Cotesia icipe

Scientific classification
- Kingdom: Animalia
- Phylum: Arthropoda
- Class: Insecta
- Order: Hymenoptera
- Family: Braconidae
- Genus: Cotesia
- Species: C. icipe
- Binomial name: Cotesia icipe Fiaboe, Fernández-Triana, Nyamu, & Agbodzavu 2017

= Cotesia icipe =

- Genus: Cotesia
- Species: icipe
- Authority: Fiaboe, Fernández-Triana, Nyamu, & Agbodzavu 2017

Parasitoid wasp of agricultural pests

Cotesia icipe is a parasitoid species of wasp of the genus Cotesia.

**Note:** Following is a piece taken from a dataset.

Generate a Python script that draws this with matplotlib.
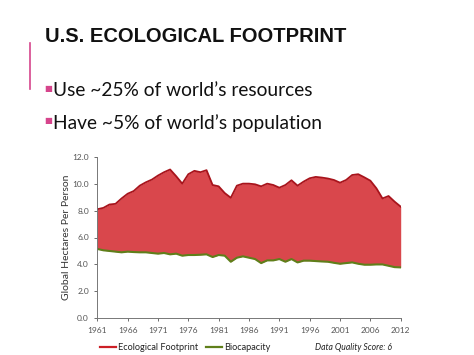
import matplotlib.pyplot as plt
from matplotlib.lines import Line2D
import numpy as np

# values (global hectares per person), one per year position
footprint = [8.1, 8.2, 8.45, 8.5, 8.9, 9.25, 9.45, 9.85, 10.1, 10.3,
             10.6, 10.85, 11.05, 10.55, 10.0, 10.7, 10.95, 10.85, 11.0, 9.9,
             9.8, 9.3, 8.95, 9.85, 10.0, 10.0, 9.95, 9.8, 10.0, 9.9,
             9.7, 9.9, 10.25, 9.85, 10.15, 10.4, 10.5, 10.45, 10.38, 10.27,
             10.07, 10.27, 10.64, 10.7, 10.47, 10.22, 9.65, 8.9, 9.08, 8.66,
             8.29]
biocapacity = [5.15, 5.05, 5.0, 4.95, 4.9, 4.95, 4.92, 4.9, 4.9, 4.85,
               4.8, 4.85, 4.75, 4.8, 4.65, 4.7, 4.7, 4.72, 4.75, 4.55,
               4.7, 4.65, 4.2, 4.5, 4.6, 4.5, 4.4, 4.1, 4.3, 4.3,
               4.4, 4.2, 4.4, 4.15, 4.28, 4.28, 4.25, 4.22, 4.2, 4.12,
               4.05, 4.1, 4.15, 4.05, 3.98, 3.98, 4.0, 4.0, 3.9, 3.8,
               3.78]
tick_pos = [0, 5, 10, 15, 20, 25, 30, 35, 40, 45, 50]
tick_labels = ['1961', '1966', '1971', '1976', '1981', '1986',
               '1991', '1996', '2001', '2006', '2012']
y_ticks = [0, 2, 4, 6, 8, 10, 12]

bullets = ["Use ~25% of world\u2019s resources",
           "Have ~5% of world\u2019s population"]

RED_FILL = '#d9474c'
RED_LINE = '#a8141c'
GREEN = '#5f7f1a'
PINK = '#d6458c'
GREY = '#555555'

fig = plt.figure(figsize=(4.74, 3.55), dpi=100)
fig.patch.set_facecolor('white')

# slide title and bullets
fig.text(45 / 474, 1 - 37 / 355, "U.S. ECOLOGICAL FOOTPRINT",
         fontsize=14.5, fontweight='bold', family='Liberation Sans',
         color='#111111', va='center', ha='left')
fig.add_artist(Line2D([30 / 474, 30 / 474], [1 - 43 / 355, 1 - 89 / 355],
                      color=PINK, linewidth=1.2))
for k, txt in enumerate(bullets):
    yy = 1 - (91 + 32 * k) / 355
    fig.text(44 / 474, yy + 0.006, "\u25a0", fontsize=6, color=PINK, va='center', ha='left')
    fig.text(53 / 474, yy, txt, fontsize=13.8, family='Lato', color='#111111',
             va='center', ha='left')

# chart
ax = fig.add_axes([97.3 / 474, 1 - 318.3 / 355, (400.7 - 97.3) / 474, (318.3 - 156.7) / 355])
x = np.arange(len(footprint))
ax.fill_between(x, biocapacity, footprint, color=RED_FILL, linewidth=0)
ax.plot(x, footprint, color=RED_LINE, linewidth=1.3)
ax.plot(x, biocapacity, color=GREEN, linewidth=1.5)

ax.set_xlim(0, len(footprint) - 1)
ax.set_ylim(0, 12)
ax.set_xticks(tick_pos)
ax.set_xticklabels(tick_labels)
ax.set_yticks(y_ticks)
ax.set_yticklabels([f"{v:.1f}" for v in y_ticks])
ax.tick_params(axis='both', labelsize=6, colors=GREY, length=2.5, width=0.6)
for lab in ax.get_xticklabels() + ax.get_yticklabels():
    lab.set_family('Lato')
ax.spines['top'].set_visible(False)
ax.spines['right'].set_visible(False)
ax.spines['left'].set_color('#777777')
ax.spines['bottom'].set_color('#777777')
ax.spines['left'].set_linewidth(0.7)
ax.spines['bottom'].set_linewidth(0.7)
ax.set_ylabel("Global Hectares Per Person", fontsize=7.5, family='Lato', color='#333333',
              labelpad=1)

# legend row under the chart
leg_y = 1 - 347 / 355
fig.add_artist(Line2D([100 / 474, 116 / 474], [leg_y, leg_y], color='#cc1f26', linewidth=1.6))
fig.text(118 / 474, leg_y, "Ecological Footprint", fontsize=6.6, family='Lato',
         color='#222222', va='center')
fig.add_artist(Line2D([206 / 474, 222 / 474], [leg_y, leg_y], color=GREEN, linewidth=1.6))
fig.text(224 / 474, leg_y, "Biocapacity", fontsize=6.6, family='Lato',
         color='#222222', va='center')
fig.text(315 / 474, leg_y, "Data Quality Score: 6", fontsize=6.2, family='Lato',
         style='italic', color='#222222', va='center')

fig.savefig('out.png', dpi=100)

Found in tropical Africa and the Arabian Peninsula, it was first discovered as a parasitoid of the Lepidopterans Spodoptera littoralis and beet armyworm (Spodoptera exigua). Therefore it is now being studied as a possible biological control of Lepidopteran pests of amaranth crops in those areas.

==Range==
Kenya (Yatta Constituency, Mwea Constituency, Kitengela, Thika, and Machakos), Madagascar, Saudi Arabia, South Africa, Yemen, and Ethiopia (Awasa (Hawassa), Jimma, and Awash-Melkasa).

==Hosts==
- S. exigua, a native host
- S. littoralis, a native host
- S. frugiperda - C. icipe is the primary parasitoid of the invasive agricultural pest S. frugiperda in Ethiopia, and a minor one in Kenya.